___ Recorded data ___

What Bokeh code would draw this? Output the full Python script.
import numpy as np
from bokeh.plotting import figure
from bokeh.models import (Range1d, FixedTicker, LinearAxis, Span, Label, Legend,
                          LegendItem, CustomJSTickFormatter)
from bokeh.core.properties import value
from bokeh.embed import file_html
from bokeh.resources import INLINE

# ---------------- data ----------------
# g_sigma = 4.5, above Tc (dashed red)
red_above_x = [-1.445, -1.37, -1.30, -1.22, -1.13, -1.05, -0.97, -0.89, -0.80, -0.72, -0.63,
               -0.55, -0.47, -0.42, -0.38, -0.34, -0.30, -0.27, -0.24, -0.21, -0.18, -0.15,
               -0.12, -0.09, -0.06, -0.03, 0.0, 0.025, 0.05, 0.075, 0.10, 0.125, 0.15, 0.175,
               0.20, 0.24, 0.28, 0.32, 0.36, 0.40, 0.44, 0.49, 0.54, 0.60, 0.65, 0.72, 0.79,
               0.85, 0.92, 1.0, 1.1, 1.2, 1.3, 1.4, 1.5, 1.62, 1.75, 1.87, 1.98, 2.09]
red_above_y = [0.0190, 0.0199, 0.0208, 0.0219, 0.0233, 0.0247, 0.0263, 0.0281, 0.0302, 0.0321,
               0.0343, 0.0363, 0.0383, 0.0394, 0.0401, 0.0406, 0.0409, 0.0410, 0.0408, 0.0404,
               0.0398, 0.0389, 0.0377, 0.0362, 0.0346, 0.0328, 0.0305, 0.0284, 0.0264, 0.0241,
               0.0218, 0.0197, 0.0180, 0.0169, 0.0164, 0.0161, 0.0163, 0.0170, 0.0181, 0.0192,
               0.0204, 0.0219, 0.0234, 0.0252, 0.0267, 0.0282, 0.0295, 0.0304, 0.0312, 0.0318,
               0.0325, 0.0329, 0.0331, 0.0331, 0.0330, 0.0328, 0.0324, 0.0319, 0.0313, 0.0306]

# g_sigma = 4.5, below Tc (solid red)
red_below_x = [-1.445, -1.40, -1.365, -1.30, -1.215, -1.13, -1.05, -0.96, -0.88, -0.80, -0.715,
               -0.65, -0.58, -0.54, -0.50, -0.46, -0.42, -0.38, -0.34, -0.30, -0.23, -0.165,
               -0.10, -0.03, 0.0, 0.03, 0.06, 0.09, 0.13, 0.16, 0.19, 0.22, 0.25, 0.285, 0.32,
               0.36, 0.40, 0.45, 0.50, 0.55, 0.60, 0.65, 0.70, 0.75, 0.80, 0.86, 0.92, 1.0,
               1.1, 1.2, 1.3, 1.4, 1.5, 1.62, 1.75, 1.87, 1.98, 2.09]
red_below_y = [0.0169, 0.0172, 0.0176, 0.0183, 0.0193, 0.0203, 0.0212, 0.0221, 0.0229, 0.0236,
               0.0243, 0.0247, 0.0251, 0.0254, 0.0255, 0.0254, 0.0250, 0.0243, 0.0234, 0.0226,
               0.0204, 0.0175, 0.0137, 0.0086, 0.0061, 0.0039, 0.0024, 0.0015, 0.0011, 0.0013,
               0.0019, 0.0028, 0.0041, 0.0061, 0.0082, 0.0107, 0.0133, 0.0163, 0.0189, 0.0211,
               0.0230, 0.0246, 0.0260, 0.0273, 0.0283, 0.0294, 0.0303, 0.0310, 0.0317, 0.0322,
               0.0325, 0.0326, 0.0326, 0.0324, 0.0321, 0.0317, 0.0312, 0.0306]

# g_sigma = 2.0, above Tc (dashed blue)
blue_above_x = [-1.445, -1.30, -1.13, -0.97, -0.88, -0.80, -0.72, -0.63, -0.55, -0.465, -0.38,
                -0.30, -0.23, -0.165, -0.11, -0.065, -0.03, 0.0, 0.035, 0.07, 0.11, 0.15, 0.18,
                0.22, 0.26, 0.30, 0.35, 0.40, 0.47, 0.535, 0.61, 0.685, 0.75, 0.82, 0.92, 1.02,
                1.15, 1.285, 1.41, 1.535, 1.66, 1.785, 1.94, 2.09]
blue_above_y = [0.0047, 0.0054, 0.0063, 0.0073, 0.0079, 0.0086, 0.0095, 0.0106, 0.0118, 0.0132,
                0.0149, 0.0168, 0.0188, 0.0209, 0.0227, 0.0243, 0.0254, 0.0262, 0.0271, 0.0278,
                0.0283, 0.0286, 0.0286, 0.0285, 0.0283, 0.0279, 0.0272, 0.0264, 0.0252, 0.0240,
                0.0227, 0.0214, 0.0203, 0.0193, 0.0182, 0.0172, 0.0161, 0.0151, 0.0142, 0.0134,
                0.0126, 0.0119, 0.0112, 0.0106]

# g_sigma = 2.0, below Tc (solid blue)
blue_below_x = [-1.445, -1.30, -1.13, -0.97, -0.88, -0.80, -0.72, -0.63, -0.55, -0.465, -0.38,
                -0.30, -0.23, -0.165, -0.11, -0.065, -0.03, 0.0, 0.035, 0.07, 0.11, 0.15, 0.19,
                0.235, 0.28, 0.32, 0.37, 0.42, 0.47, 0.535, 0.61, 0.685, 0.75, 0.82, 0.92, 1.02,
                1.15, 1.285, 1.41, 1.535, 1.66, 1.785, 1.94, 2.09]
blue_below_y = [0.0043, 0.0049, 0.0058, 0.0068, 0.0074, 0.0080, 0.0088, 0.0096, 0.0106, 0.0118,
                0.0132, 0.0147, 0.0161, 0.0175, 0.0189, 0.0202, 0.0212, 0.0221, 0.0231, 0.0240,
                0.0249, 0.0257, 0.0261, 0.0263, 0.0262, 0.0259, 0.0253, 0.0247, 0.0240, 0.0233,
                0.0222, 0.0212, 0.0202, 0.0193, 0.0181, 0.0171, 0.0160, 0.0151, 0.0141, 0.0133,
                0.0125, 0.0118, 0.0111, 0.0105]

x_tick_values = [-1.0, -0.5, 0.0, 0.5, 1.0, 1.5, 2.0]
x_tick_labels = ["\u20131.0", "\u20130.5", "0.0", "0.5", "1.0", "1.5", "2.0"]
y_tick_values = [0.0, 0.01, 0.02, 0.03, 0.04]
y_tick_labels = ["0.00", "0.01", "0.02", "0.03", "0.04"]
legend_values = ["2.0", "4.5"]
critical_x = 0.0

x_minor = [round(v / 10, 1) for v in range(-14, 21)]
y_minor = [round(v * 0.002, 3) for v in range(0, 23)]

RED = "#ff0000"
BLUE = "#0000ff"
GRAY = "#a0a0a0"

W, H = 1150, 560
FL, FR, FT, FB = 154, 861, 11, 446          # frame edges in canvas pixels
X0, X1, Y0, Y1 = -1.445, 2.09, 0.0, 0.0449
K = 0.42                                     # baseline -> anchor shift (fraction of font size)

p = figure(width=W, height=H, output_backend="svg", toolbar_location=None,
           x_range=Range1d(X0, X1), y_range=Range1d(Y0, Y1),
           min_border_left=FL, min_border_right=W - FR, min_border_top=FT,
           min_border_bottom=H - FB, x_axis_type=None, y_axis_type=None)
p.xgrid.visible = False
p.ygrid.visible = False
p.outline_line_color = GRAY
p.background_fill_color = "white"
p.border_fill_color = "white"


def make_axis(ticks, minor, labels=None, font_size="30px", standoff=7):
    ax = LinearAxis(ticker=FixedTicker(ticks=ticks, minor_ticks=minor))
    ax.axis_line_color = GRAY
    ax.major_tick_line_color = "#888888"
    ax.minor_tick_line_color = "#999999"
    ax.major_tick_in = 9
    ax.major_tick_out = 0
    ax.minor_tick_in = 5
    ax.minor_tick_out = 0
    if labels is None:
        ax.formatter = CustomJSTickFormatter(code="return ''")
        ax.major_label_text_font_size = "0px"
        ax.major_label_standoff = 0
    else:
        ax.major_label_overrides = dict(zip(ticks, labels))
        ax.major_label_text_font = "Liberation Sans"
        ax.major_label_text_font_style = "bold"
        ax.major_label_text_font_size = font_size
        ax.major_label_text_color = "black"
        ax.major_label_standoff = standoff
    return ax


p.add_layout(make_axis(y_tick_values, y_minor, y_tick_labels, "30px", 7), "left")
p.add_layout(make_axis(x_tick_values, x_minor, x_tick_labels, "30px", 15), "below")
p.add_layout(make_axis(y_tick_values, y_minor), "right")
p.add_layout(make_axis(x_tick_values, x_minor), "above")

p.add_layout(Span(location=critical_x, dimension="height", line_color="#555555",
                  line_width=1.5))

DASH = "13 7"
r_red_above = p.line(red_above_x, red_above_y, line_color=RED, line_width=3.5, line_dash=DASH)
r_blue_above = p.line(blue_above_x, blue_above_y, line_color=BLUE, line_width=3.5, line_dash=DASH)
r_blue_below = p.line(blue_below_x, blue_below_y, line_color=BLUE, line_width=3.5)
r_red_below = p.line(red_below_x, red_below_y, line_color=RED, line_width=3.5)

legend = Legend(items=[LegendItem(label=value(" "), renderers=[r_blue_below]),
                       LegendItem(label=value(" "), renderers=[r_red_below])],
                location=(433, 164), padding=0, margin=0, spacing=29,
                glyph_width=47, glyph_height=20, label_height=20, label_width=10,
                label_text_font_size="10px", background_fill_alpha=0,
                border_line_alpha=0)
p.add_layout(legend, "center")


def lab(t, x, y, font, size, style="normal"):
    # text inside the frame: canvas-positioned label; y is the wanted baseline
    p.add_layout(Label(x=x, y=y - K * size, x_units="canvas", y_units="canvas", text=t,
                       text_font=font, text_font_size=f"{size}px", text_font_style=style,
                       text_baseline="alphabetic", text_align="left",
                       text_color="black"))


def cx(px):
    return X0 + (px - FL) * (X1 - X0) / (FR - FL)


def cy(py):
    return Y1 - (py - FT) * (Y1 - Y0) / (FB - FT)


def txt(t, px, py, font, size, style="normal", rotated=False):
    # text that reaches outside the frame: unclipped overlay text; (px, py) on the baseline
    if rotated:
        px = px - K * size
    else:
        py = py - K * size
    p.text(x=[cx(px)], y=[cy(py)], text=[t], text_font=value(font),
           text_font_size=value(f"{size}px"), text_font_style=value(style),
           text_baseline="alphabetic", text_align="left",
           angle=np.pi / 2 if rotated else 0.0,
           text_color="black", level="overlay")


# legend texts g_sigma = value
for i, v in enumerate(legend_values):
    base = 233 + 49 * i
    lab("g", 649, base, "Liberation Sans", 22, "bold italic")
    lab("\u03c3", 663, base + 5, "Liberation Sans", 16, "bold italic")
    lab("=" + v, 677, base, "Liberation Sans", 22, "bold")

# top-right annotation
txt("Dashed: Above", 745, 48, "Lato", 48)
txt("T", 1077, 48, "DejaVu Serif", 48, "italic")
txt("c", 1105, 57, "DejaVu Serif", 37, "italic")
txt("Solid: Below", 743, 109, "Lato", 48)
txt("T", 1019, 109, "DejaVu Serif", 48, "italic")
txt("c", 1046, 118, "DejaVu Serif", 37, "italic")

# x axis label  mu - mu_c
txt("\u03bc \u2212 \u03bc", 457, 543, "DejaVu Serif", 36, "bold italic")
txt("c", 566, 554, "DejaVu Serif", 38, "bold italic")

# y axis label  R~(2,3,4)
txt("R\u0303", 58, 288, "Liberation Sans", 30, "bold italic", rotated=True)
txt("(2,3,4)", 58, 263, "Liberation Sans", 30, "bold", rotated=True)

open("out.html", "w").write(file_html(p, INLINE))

___

Exercise aim: Please print the material above exactly as it appears, from its first line through the line containing "from bokeh.resources import INLINE", inclusive, and stop there.

Solution to the exercise:
What Bokeh code would draw this? Output the full Python script.
import numpy as np
from bokeh.plotting import figure
from bokeh.models import (Range1d, FixedTicker, LinearAxis, Span, Label, Legend,
                          LegendItem, CustomJSTickFormatter)
from bokeh.core.properties import value
from bokeh.embed import file_html
from bokeh.resources import INLINE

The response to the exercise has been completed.